Por Sergio Huidobro
Desde Morelia, Michoacán
La batalla por legitimidad de una biografía es una sin salida ni vencedores: gana el que la vive y gana el que la cuenta, porque la pelea contra la verdad de la memoria ya la perdieron los dos. Si Pablo Larraín parece un artista tan sensato es porque sabe esto, y casi siempre tiene a bien emprender sus exploraciones de la memoria chilena dentro del terreno de la fabulación novelesca, y nunca con la pretensión quijotesca de desfacer tuertos o dirimir verdades.
Imagino que es por esto que su “Neruda” resulta un piso resbaloso si se la quiere usar para aproximarse a una figura gigántica, complicada, que si ya resultaba voluptuosa y multidimensional cuando estaba viva, lo sigue siendo cuarenta años más tarde, cuando una nación entera no acaba de diagnosticarle las causas de muerte ni las circunstancias, y sigue barajando su esqueleto como la evidencia para comprobar, cuando menos, dos o tres versiones de la historia chilena reciente.
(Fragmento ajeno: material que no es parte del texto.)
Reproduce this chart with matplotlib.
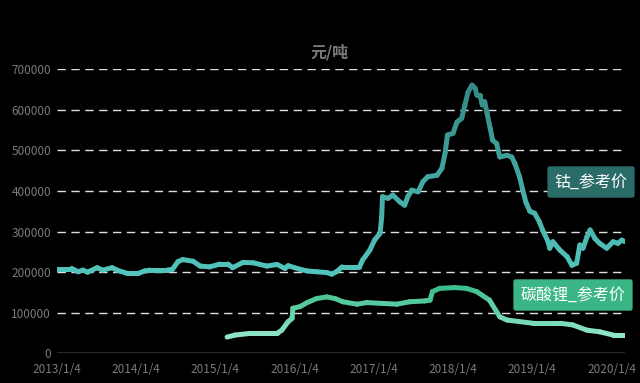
import matplotlib
matplotlib.use('Agg')
import matplotlib.pyplot as plt
import numpy as np
from matplotlib.collections import LineCollection
from matplotlib.colors import LinearSegmentedColormap, Normalize

plt.rcParams['font.family'] = ['Noto Sans CJK SC', 'DejaVu Sans']

# time in decimal years, prices in 元/吨
cobalt_t = [2013.00, 2013.19, 2013.27, 2013.33, 2013.39, 2013.51, 2013.58, 2013.70, 2013.76,
            2013.89, 2014.03, 2014.11, 2014.18, 2014.39, 2014.46, 2014.53, 2014.59, 2014.72,
            2014.81, 2014.93, 2015.06, 2015.16, 2015.22, 2015.35, 2015.48, 2015.65, 2015.78,
            2015.88, 2015.92, 2016.07, 2016.16, 2016.28, 2016.41, 2016.47, 2016.53, 2016.60,
            2016.82, 2016.86, 2016.95, 2017.01, 2017.08, 2017.10, 2017.11, 2017.18, 2017.24,
            2017.33, 2017.39, 2017.43, 2017.48, 2017.56, 2017.62, 2017.68, 2017.80, 2017.86,
            2017.90, 2017.93, 2018.00, 2018.05, 2018.11, 2018.15, 2018.19, 2018.24, 2018.28,
            2018.30, 2018.34, 2018.37, 2018.40, 2018.43, 2018.47, 2018.50, 2018.55, 2018.59,
            2018.68, 2018.74, 2018.78, 2018.84, 2018.88, 2018.92, 2018.97, 2019.03, 2019.09,
            2019.13, 2019.20, 2019.22, 2019.26, 2019.35, 2019.44, 2019.50, 2019.56, 2019.60,
            2019.64, 2019.69, 2019.73, 2019.79, 2019.85, 2019.94, 2020.02, 2020.08, 2020.13,
            2020.17]
cobalt = [209000, 209000, 201000, 205000, 200000, 211000, 205000, 211000, 205000,
          197000, 197000, 203000, 205000, 205000, 207000, 226000, 231000, 227000,
          215000, 213000, 220000, 220000, 211000, 224000, 223000, 215000, 219000,
          209000, 216000, 207000, 203000, 201000, 199000, 195000, 201000, 213000,
          213000, 230000, 254000, 279000, 296000, 336000, 386000, 382000, 390000,
          373000, 365000, 386000, 402000, 398000, 423000, 435000, 439000, 456000,
          493000, 538000, 542000, 570000, 579000, 612000, 644000, 661000, 653000,
          636000, 636000, 612000, 620000, 591000, 554000, 525000, 517000, 484000,
          488000, 484000, 468000, 435000, 402000, 372000, 350000, 345000, 324000,
          304000, 275000, 259000, 275000, 254000, 238000, 217000, 222000, 267000,
          259000, 287000, 304000, 283000, 271000, 259000, 275000, 271000, 279000,
          275000]

lithium_t = [2015.15, 2015.25, 2015.44, 2015.78, 2015.84, 2015.92, 2015.97, 2015.98, 2016.07,
             2016.16, 2016.28, 2016.41, 2016.51, 2016.61, 2016.79, 2016.91, 2017.11, 2017.29,
             2017.45, 2017.64, 2017.71, 2017.74, 2017.83, 2018.02, 2018.17, 2018.30, 2018.46,
             2018.59, 2018.68, 2019.01, 2019.35, 2019.51, 2019.69, 2019.85, 2020.02, 2020.17]
lithium = [40000, 45000, 49000, 49000, 57000, 78000, 86000, 111000, 115000,
           125000, 135000, 139000, 135000, 127000, 121000, 125000, 123000, 121000,
           127000, 129000, 131000, 152000, 160000, 162000, 160000, 152000, 131000,
           90000, 82000, 74000, 74000, 70000, 57000, 53000, 45000, 45000]

years = [2013, 2014, 2015, 2016, 2017, 2018, 2019, 2020]
yticks = [0, 100000, 200000, 300000, 400000, 500000, 600000, 700000]

GRAY = '#7a7a7a'


def grad_line(ax, x, y, c_lo, c_hi, vmin, vmax, lw=3.6):
    x = np.asarray(x)
    y = np.asarray(y, dtype=float)
    pts = np.column_stack([x, y]).reshape(-1, 1, 2)
    segs = np.concatenate([pts[:-1], pts[1:]], axis=1)
    cmap = LinearSegmentedColormap.from_list('g', [c_lo, c_hi])
    lc = LineCollection(segs, cmap=cmap, norm=Normalize(vmin, vmax), linewidths=lw,
                        capstyle='round', joinstyle='round', zorder=3)
    lc.set_array((y[:-1] + y[1:]) / 2)
    ax.add_collection(lc)


fig = plt.figure(figsize=(6.4, 3.83), dpi=100, facecolor='black')
ax = fig.add_axes([56.7 / 640, 29.7 / 383, (625 - 56.7) / 640, (353.3 - 69.3) / 383])
ax.set_facecolor('black')

for v in yticks[1:]:
    ax.axhline(v, color='#e0e0e0', lw=1.0, ls=(0, (6, 4)), zorder=1)
ax.axhline(0, color='#d9d9d9', lw=1.0, zorder=1)

grad_line(ax, cobalt_t, cobalt, '#52c4bc', '#348a85', 200000, 660000)
grad_line(ax, lithium_t, lithium, '#93e6c9', '#3cbe8c', 40000, 160000)

ax.set_xlim(2013.0, 2020.17)
ax.set_ylim(0, 700000)
ax.set_xticks(years)
ax.set_xticklabels([f'{y}/1/4' for y in years])
ax.set_yticks(yticks)
ax.set_yticklabels([str(v) for v in yticks])
ax.tick_params(colors=GRAY, labelsize=8.5, length=0, pad=4)
ax.tick_params(axis='x', pad=7)
for s in ax.spines.values():
    s.set_visible(False)

fig.text(330 / 640, 1 - 52 / 383, '元/吨', color=GRAY, fontsize=11.5, fontweight='bold',
         ha='center', va='center')

fig.text(591 / 640, 1 - 182 / 383, '钴_参考价', color='white', fontsize=11.5,
         ha='center', va='center',
         bbox=dict(boxstyle='round,pad=0.45,rounding_size=0.15', fc='#2a6c67', ec='none'))
fig.text(573 / 640, 1 - 295 / 383, '碳酸锂_参考价', color='white', fontsize=11.5,
         ha='center', va='center',
         bbox=dict(boxstyle='round,pad=0.45,rounding_size=0.15', fc='#3ab686', ec='none'))

fig.savefig('out.png', dpi=100, facecolor='black')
Hace falta ser ambicioso (o dicho en chileno: weón) para meterse en semejante pantanal saltándose, además, las rutas más cómodas de la biografía clásica. Porque a la película de Larraín, sea lo que sea, hay que medirla con sus propias reglas; me resulta incómoda como “El club” o como “Post Mortem”, pero por razones de otro orden.
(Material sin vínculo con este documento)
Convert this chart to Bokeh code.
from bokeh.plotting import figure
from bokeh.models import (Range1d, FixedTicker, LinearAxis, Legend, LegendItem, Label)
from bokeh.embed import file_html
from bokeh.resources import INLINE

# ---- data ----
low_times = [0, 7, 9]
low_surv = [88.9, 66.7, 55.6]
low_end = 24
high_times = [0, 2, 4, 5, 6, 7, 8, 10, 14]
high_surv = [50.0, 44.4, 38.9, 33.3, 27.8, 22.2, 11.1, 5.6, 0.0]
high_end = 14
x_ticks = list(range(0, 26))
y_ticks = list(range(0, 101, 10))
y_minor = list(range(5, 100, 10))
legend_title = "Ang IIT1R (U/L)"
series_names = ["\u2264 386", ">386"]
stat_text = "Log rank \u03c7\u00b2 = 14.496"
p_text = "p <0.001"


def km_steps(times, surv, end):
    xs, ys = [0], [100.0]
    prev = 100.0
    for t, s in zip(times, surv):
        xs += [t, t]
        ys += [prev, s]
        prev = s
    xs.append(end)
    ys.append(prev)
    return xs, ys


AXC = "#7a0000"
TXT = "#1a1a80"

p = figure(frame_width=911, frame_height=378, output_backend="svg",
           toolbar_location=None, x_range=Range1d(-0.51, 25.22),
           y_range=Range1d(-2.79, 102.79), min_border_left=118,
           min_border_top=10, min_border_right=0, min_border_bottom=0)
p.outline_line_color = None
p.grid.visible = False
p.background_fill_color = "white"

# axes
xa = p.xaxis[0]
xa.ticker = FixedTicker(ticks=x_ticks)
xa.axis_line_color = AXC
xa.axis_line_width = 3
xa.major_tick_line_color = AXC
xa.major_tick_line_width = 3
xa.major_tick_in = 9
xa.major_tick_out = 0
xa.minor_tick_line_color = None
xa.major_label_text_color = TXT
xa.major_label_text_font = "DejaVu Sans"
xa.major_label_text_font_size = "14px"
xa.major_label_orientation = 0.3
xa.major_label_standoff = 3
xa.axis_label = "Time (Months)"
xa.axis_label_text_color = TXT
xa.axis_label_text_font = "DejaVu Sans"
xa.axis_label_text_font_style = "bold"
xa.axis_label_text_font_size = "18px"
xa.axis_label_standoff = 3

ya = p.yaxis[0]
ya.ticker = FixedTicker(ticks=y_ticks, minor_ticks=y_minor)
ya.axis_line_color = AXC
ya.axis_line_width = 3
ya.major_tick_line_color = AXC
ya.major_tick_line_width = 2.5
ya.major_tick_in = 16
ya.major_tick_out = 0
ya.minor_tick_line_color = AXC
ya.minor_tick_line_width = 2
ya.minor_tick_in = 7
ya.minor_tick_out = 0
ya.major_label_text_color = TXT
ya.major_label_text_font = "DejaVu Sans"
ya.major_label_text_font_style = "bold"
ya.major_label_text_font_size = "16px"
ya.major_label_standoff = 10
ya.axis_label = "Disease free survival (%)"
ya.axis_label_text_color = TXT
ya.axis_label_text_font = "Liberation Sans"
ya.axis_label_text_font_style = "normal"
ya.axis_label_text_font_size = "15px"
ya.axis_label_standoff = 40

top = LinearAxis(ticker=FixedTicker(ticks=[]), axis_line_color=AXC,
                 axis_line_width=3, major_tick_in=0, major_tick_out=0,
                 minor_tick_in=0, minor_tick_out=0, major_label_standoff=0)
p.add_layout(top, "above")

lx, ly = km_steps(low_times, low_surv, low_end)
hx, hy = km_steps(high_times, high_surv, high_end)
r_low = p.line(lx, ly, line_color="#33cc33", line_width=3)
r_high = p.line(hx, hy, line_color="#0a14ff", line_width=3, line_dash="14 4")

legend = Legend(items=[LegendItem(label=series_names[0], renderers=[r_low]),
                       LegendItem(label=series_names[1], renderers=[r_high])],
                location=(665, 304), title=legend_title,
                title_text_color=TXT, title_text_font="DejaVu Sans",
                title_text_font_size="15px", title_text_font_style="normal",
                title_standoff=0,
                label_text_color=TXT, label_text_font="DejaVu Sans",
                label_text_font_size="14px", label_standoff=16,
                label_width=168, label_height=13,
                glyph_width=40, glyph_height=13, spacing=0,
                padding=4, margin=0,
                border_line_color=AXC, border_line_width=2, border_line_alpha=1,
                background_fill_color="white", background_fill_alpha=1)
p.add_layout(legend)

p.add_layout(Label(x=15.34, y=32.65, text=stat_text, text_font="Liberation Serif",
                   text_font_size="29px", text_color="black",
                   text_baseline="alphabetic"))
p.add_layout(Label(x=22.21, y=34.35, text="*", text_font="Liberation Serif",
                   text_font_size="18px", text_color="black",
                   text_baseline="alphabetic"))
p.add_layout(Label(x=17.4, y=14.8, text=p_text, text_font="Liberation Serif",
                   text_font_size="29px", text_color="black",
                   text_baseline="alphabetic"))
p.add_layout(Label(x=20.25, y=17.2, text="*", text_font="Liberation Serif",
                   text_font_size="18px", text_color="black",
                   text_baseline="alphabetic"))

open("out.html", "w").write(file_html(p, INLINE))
Lo digo primero, en palabras más claras: no logro entenderme con “Neruda” ni como espectador de cine, como hispanoamericano ni como lector del poeta, y las tres cosas las soy desde hace tiempo, sobre todo la de en medio. Mucho de la película me gusta, y son más de dos cosas las que le admiro, pero algo en ella me incomoda, y es el síndrome de Estocolmo del guionista, el casi siempre extraordinario Guillermo Calderón, al crear en el policía facha Oscar Peluchonneau (Gael García Bernal), romántico de mal gusto y pinochetista anterior a Pinochet, un personaje más complejo y con capas más interesantes que el propio Neruda interpretado por Luis Gnecco. A este último, con el perdón de Gnecco (a quien admiro en cada papel donde lo veo) la película se le va en esquivar los bordes de la caricatura o la parodia. La última línea de diálogo (“Y puedo escribir los versos más tristes esta noche”) me parece más portentosa ahí, cuando la dice el policía, que cuando el propio Neruda la recita en el inicio, disfrazado para una suerte de orgía de izquierdas. Yo he terminado preguntándome, sinceramente, si el primero pretendía ser antagonista o no.
La película la recibo con entusiasmo, porque a Larraín le admiro muchas cosas y porque me borra el recuerdo de la previa, espantosa “Neruda” (2014) dirigida por Manuel Basoalto y protagonizada por José Secall, que contaba más o menos lo mismo pero con una solemnidad acartonada que haría sonrojarse al canal Hallmark. Esta versión, en su libertad, en su ambición de traducir a cine la plasticidad verbosa, de naturaleza exuberante, del imaginario nerudiano, es una pieza más perdurable y mejor labrada, pero de ningún modo perfecta. Una falla que le reprocho es poner en escena a dos portentos de la actuación chilena como Mercedes Morán (la mujer de Neruda) y Alfredo Castro (el Gral. González Videla), desdibujándolos en segundo plano. Otra, de tipo estructural, es que su primer tercio la película se ocupe en buscar a trompicones su tono; es con la aparición de Peluchonneau donde la cuesta empieza a remontar para, en su último tercio, alcanzar sus notas más altas.
“Neruda”, que inauguró anoche el 14º. Festival Internacional de Cine de Morelia, llegará a las salas a finales del próximo enero, a tiempo para subirse a la ola de la temporada de premios. El propio Neruda, habitante transitorio de la capital michoacana en su etapa como cónsul diplomático, dejó escritas algunas líneas sobre la ciudad y sus arcos “por donde pasan las sombras / de la historia.”